31. New Mexico
> Bar name: El Patio Cantina (temporarily closed)
> City: Mesilla
> Original bar founded: 1934
El Patio Cantina was established in 1934, just after Prohibition ended, in a building that has seen more than its fair share of history. It reportedly dates back to the mid-19th century and was owned by Albert Jennings Fountain, a Civil War veteran and lawyer whose most famous client was Billy the Kid.
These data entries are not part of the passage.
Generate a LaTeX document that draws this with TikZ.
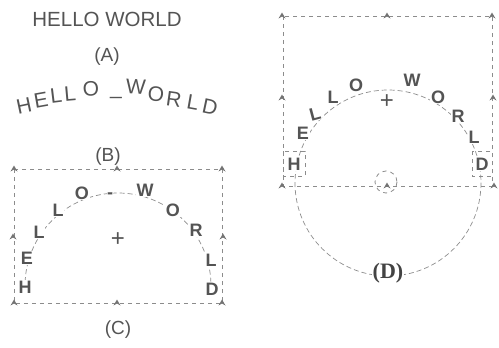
\documentclass[tikz,border=0pt]{standalone}
\usepackage{fontspec}
\setmainfont{Liberation Sans}
\newfontfamily\serifbold{Liberation Serif}
\usetikzlibrary{calc}
\definecolor{ink}{gray}{0.33}
\definecolor{dashcol}{gray}{0.55}
\definecolor{handlecol}{gray}{0.45}
\begin{document}
\begin{tikzpicture}[x=1pt,y=-1pt,
  arcletter/.style={inner sep=0pt, text=ink, font=\fontsize{21}{21}\selectfont},
  letter/.style={inner sep=0.6pt, fill=white, text=ink, font=\bfseries\fontsize{18}{18}\selectfont},
  caption/.style={inner sep=1pt, text=ink, font=\fontsize{19}{19}\selectfont},
  frame/.style={draw=dashcol, line width=0.8pt, dash pattern=on 4pt off 4pt},
  guide/.style={draw=dashcol, line width=0.7pt, dash pattern=on 5pt off 3pt},
  pics/handle/.style={code={\fill[handlecol] (-3.5,2.5) -- (0,-3.5) -- (3.5,2.5) -- (0,0.5) -- cycle;}}]
\useasboundingbox (0,0) rectangle (499,348);

% ---------- (A) ----------
\node[caption, font=\fontsize{20.5}{20.5}\selectfont] (title) at (107,19) {HELLO WORLD};
\node[caption] (capA) at (107,57) {(A)};
\node[arcletter, rotate=12] (a1) at (24,106) {H};
\node[arcletter, rotate=10] (a2) at (41,100) {E};
\node[arcletter, rotate=7] (a3) at (56,96) {L};
\node[arcletter, rotate=5] (a4) at (70,94) {L};
\node[arcletter, rotate=3] (a5) at (91,89) {O};
\node[arcletter] (a6) at (116,97) {\_};
\node[arcletter, rotate=-3] (a7) at (136,87) {W};
\node[arcletter, rotate=-6] (a8) at (156,94) {O};
\node[arcletter, rotate=-8] (a9) at (174,99) {R};
\node[arcletter, rotate=-10] (a10) at (193,102) {L};
\node[arcletter, rotate=-12] (a11) at (210,107) {D};

% ---------- (B)/(C) ----------
\node[caption] (capB) at (108,157) {(B)};
\coordinate (B1) at (14,169);
\coordinate (B2) at (222,303);
\coordinate (Bc) at (118,286);
\draw[frame] (B1) rectangle (B2);
\begin{scope}
  \clip (0,150) rectangle (250,289);
  \draw[guide] (Bc) circle[radius=93];
\end{scope}
\pic (hb1) at (14,169) {handle};
\pic (hb2) at (117,169) {handle};
\pic (hb3) at (222,169) {handle};
\pic (hb4) at (13,237) {handle};
\pic (hb5) at (223,237) {handle};
\pic (hb6) at (14,303) {handle};
\pic (hb7) at (117,303) {handle};
\pic (hb8) at (222,303) {handle};
\node[text=ink, font=\fontsize{24}{24}\selectfont, inner sep=0pt] (plusB) at (118,240) {+};
\node[letter] (b1) at (25,287) {H};
\node[letter] (b2) at (27,258) {E};
\node[letter] (b3) at (39,232) {L};
\node[letter] (b4) at (58,210) {L};
\node[letter] (b5) at (82,193) {O};
\node[letter, inner sep=0pt] (b6) at (110,196) {-};
\node[letter] (b7) at (145,190) {W};
\node[letter] (b8) at (173,210) {O};
\node[letter] (b9) at (196,230) {R};
\node[letter] (b10) at (211,260) {L};
\node[letter] (b11) at (212,289) {D};
\node[caption] (capC) at (118,330) {(C)};

% ---------- (D) ----------
\coordinate (D1) at (283,16);
\coordinate (D2) at (492,186);
\coordinate (Dc) at (388,183);
\draw[guide] (Dc) circle[radius=93];
\draw[frame] (D1) rectangle (D2);
\draw[frame] (386,182) circle[radius=11];
\draw[frame] (283,151) rectangle (305,176);
\draw[frame] (472,151) rectangle (492,176);
\pic (hd1) at (282,16) {handle};
\pic (hd2) at (387,16) {handle};
\pic (hd3) at (492,16) {handle};
\pic (hd4) at (282,98) {handle};
\pic (hd5) at (493,98) {handle};
\pic (hd6) at (282,186) {handle};
\pic (hd7) at (387,186) {handle};
\pic (hd8) at (494,186) {handle};
\node[text=ink, font=\fontsize{24}{24}\selectfont, inner sep=0pt] (plusD) at (387,102) {+};
\node[letter] (d1) at (294,164) {H};
\node[letter] (d2) at (303,133) {E};
\node[letter, rotate=15] (d3) at (315,114) {L};
\node[letter] (d4) at (333,97) {L};
\node[letter] (d5) at (356,85) {O};
\node[letter] (d6) at (412,80) {W};
\node[letter] (d7) at (438,97) {O};
\node[letter] (d8) at (458,116) {R};
\node[letter] (d9) at (474,137) {L};
\node[letter] (d10) at (482,164) {D};
\node[inner sep=1pt, fill=white, text=ink!80!black, font=\serifbold\bfseries\fontsize{22}{22}\selectfont] (capD) at (388,273) {(D)};
\end{tikzpicture}
\end{document}
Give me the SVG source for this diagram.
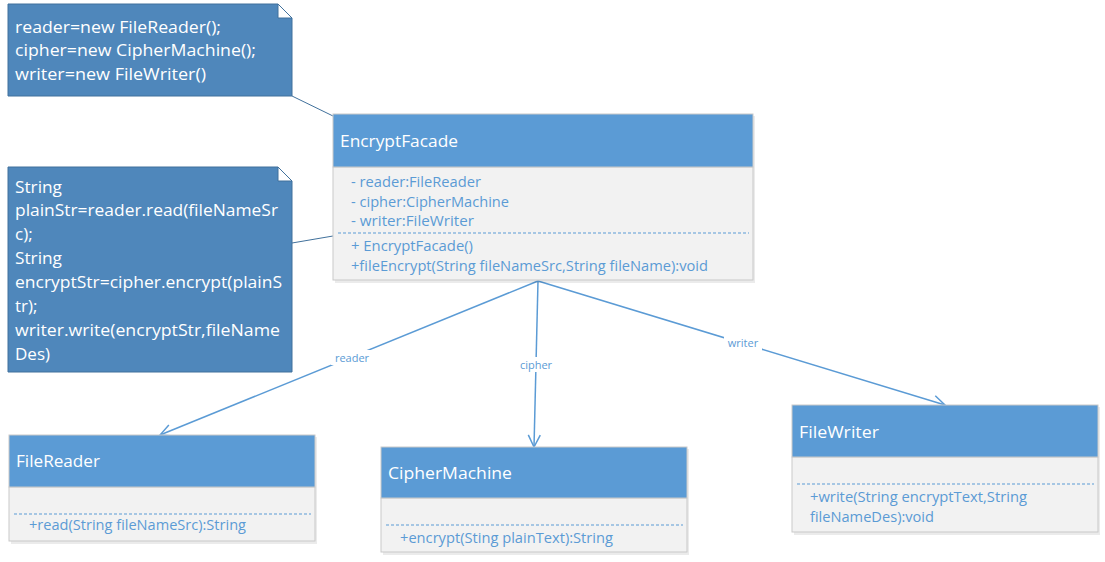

As well as El Patio Cantina, it has housed the Butterfield Overland Mail, the Mesilla Times, and even a post office.
32. New York
> Bar name: The Old ‘76 House
> City: Tappan
> Original bar founded: 1755
The building that houses the Old ‘76 House dates back to 1668. Known as Mabie’s Inn, during the American Revolution and the nation’s early years it hosted George Washington and many Continental Army generals. In 1780, it was where British spy John Andre, who plotted with Benedict Arnold, was confined before his execution.
33. North Carolina
> Bar name: Tavern
> City: Salem
> Original bar founded: 1784
The Tavern in Salem dates back to 1784 and an annex was added in 1816. It houses a restaurant that serves dishes inspired by the local Moravian community, as well as craft beers, wine, and mixed drinks. Famous visitors include George Washington, who spent two nights there in 1791. The Tavern was designated a National Historic Monument in 1964.
34. North Dakota
> Bar name: Peacock Alley American Grill and Bar
> City: Bismarck
> Original bar founded: 1933
Located in what was the lobby of the Patterson Hotel, Peacock Alley American Grill and Bar opened when Prohibition ended. The hotel has since been converted into senior housing, but the bar remains. The Peacock Alley still has the original Herman Kretz vintage decor, and the scroll decoration around the door area inspired the bar’s name.
> Bar name: Spread Eagle Tavern
> City: Hanoverton
> Original bar founded: 1837
The three-story building that houses Spread Eagle Tavern is considered a good example of Federal Period architecture. One of the legends surrounding the tavern is that Abraham Lincoln paid it a visit in 1864. It was also a stop on the Underground Railroad.